The first training session for hunting starts as a puppy. This includes the basic commands for retrieve, recall, stay, sit, and up. These commands are necessary for a good hunting dog. The English Cocker Spaniel is a natural bird dog. Without the proper commands, the safety of the hunter and the dog could be compromised. The training should be done on a daily basis until the puppy is fully aware of what they are to do for every command.
Training For The Pattern
The puppy needs to learn how to stay within the perimeters of the gun. If the puppy is flushing out of your range, you are not going to get any birds. Many professionals use pigeons to train the puppy for proper gun range patterns. The dog needs to learn the pattern of flushing and retrieving within the hunter's range of shooting. After the puppy masters a bird such as pigeons, you will want to try some real flushing before the season opens. This is done to awaken the puppy's sense of smell for other birds rather than just for the smell of the pigeon.

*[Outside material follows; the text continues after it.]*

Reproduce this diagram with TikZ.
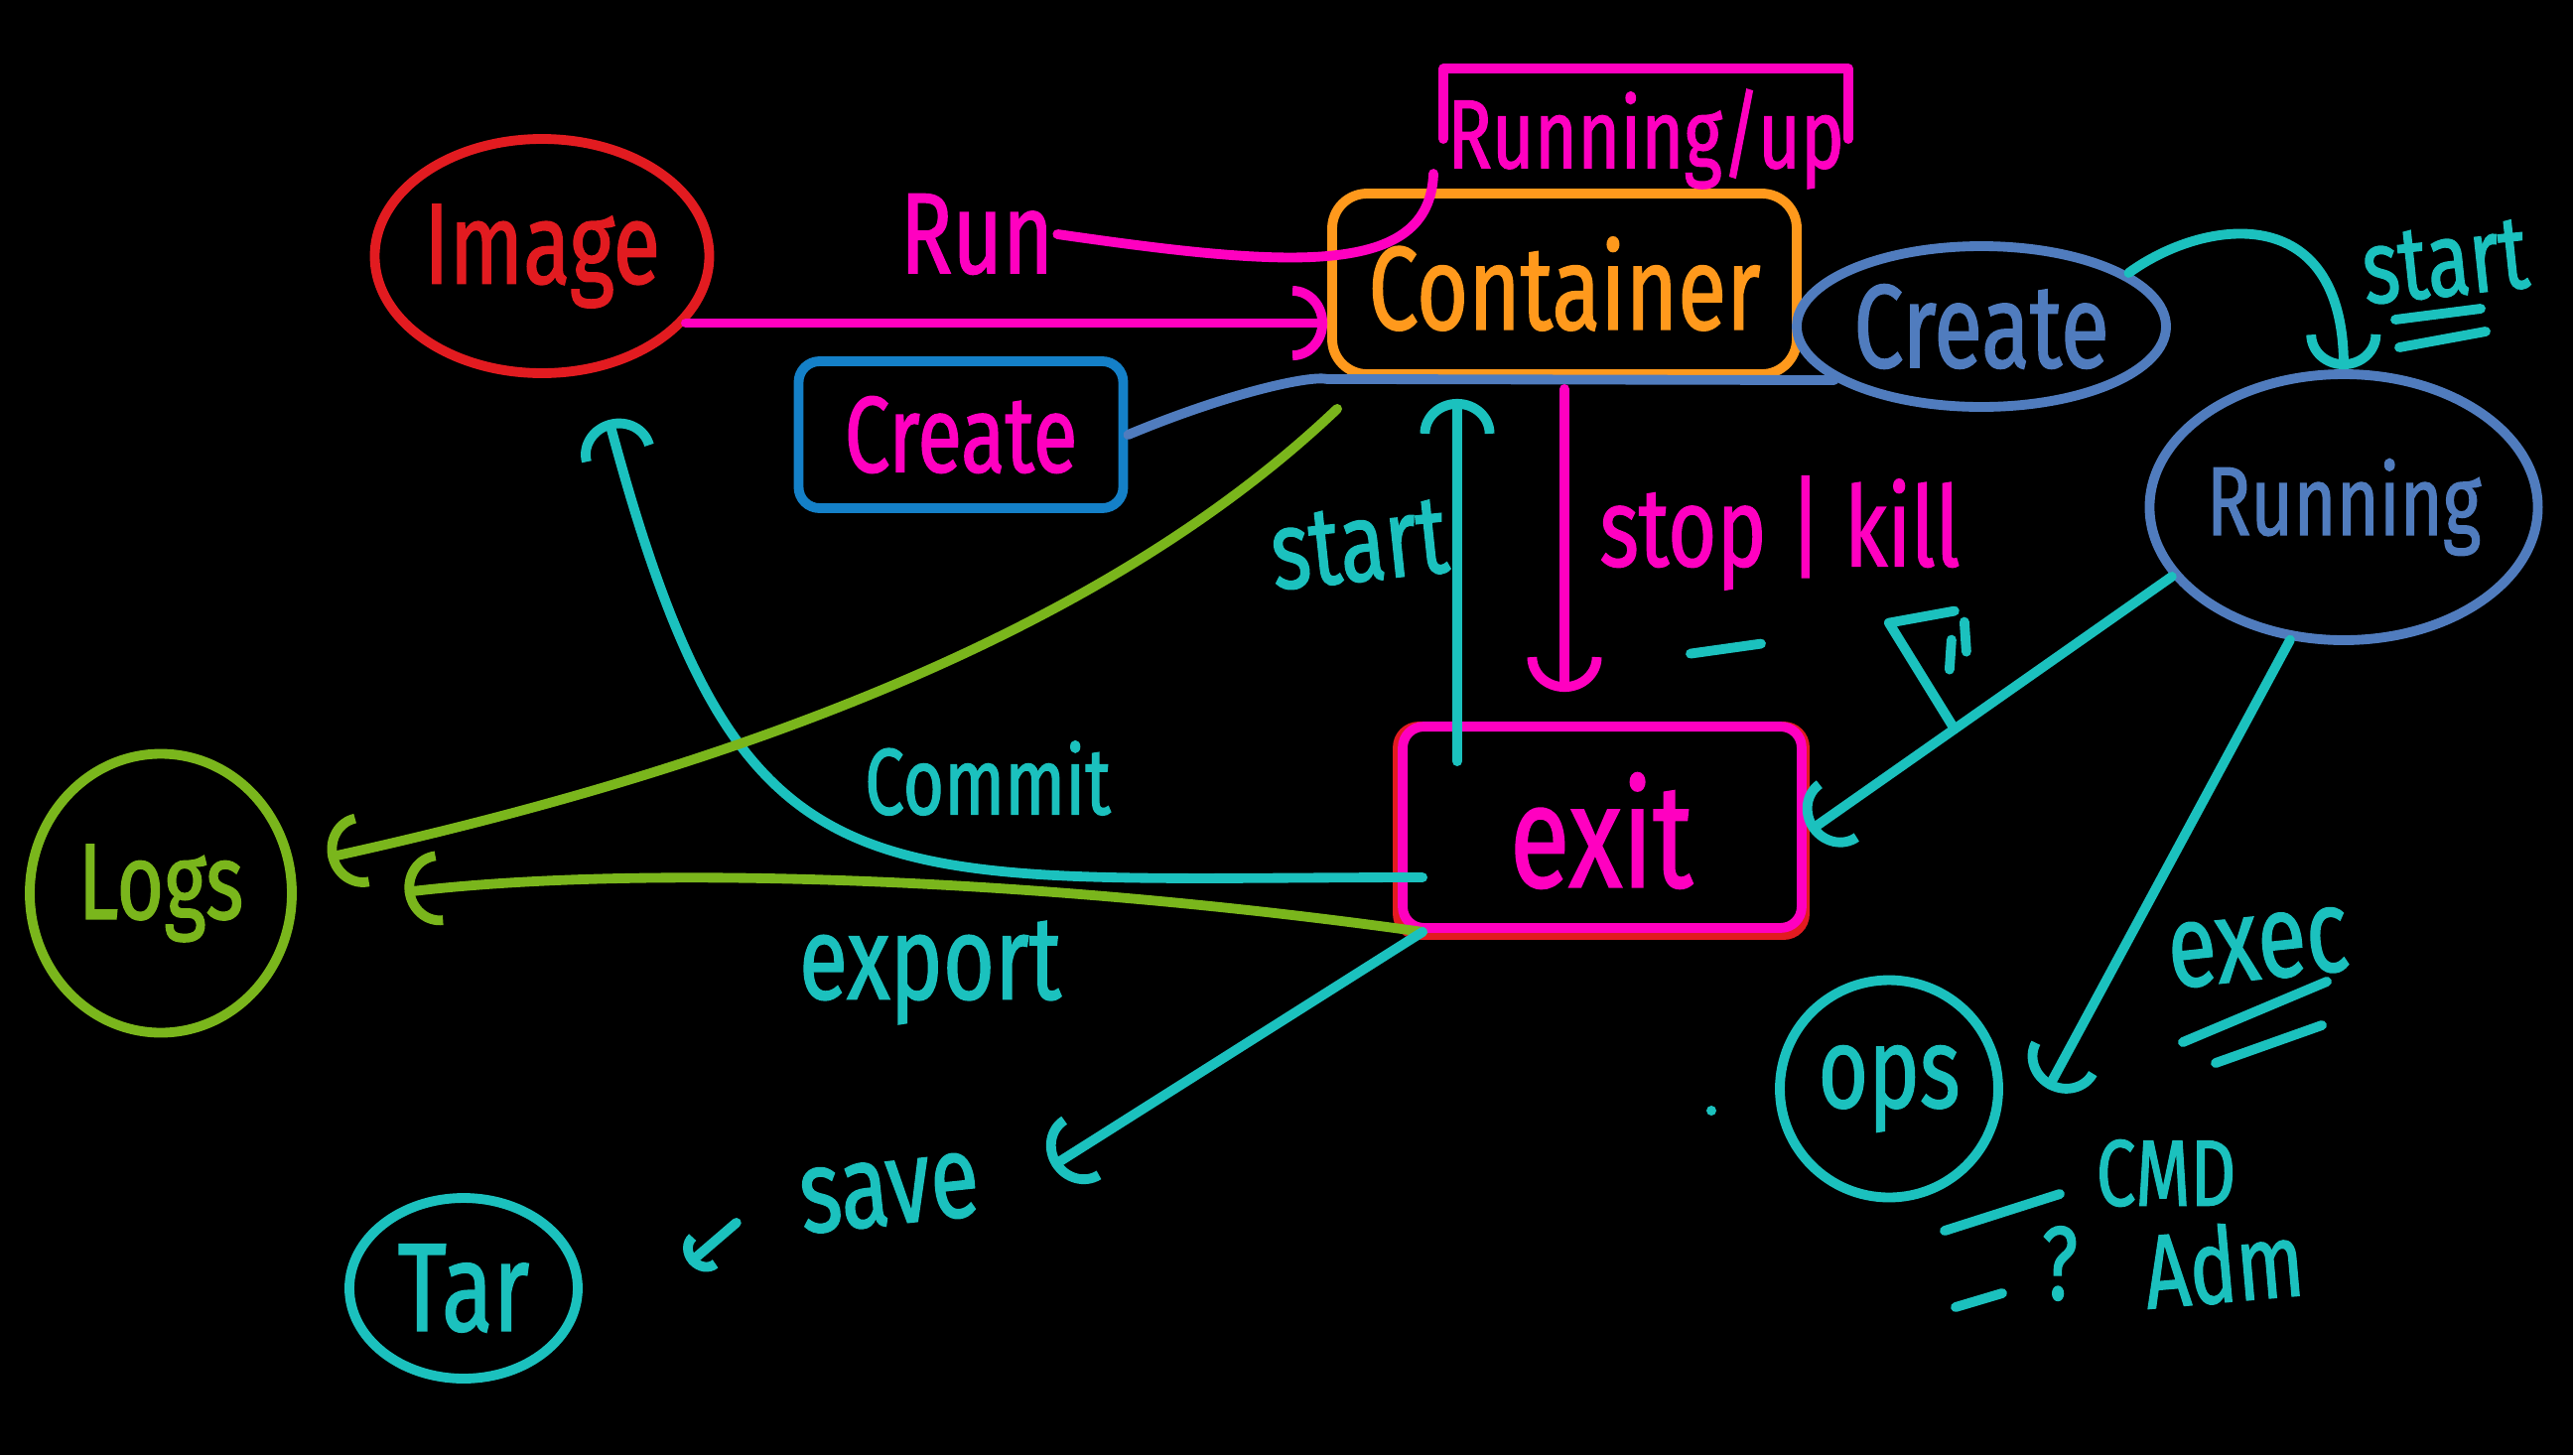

The essential training here is that the dog needs to do a chase and come back if the birds fly out of gun range. The instinct of the English Cocker Spaniel is to keep going until you catch the bird or lose sight of it. For this, you will use a recall whistle, although some trainers have had to use a shock collar to get the puppy used to stopping and coming back.
Introducing The Gun
Shooting the gun around a puppy that is unsuspecting could result in gun shyness. You need to take gun training step by step to teach the puppy to hear the shot and retrieve. This takes practice and is not learned in one summer for most puppies. You will need to practice and take the dog out with you to become accustomed to the noise of birds and do a shorter chase and then call them back.
One drill used by training professionals is the flushing, the short chase, and then calling the puppy back after you throw a dead bird down for the puppy to find, retrieve, and bring back to you. The idea of throwing out the dead bird during this type of training is that the puppy is seeing the reward of chasing and coming back. This is important for proper bird hunting.
Do Not Expect Too Much Too Quick
Young puppies that have had training are still not ready for an all day hunting trip. It takes a few years to work up to an all day hunt. Over time the puppy will become accustomed to going longer, doing more chasing, and retrieving. Bird hunting is something that is slow going in the beginning and by adding a little more time for each outing you can help build endurance for the puppy. If you have done the training correctly, the puppy will flush, chase, retrieve, and bring you back the bird.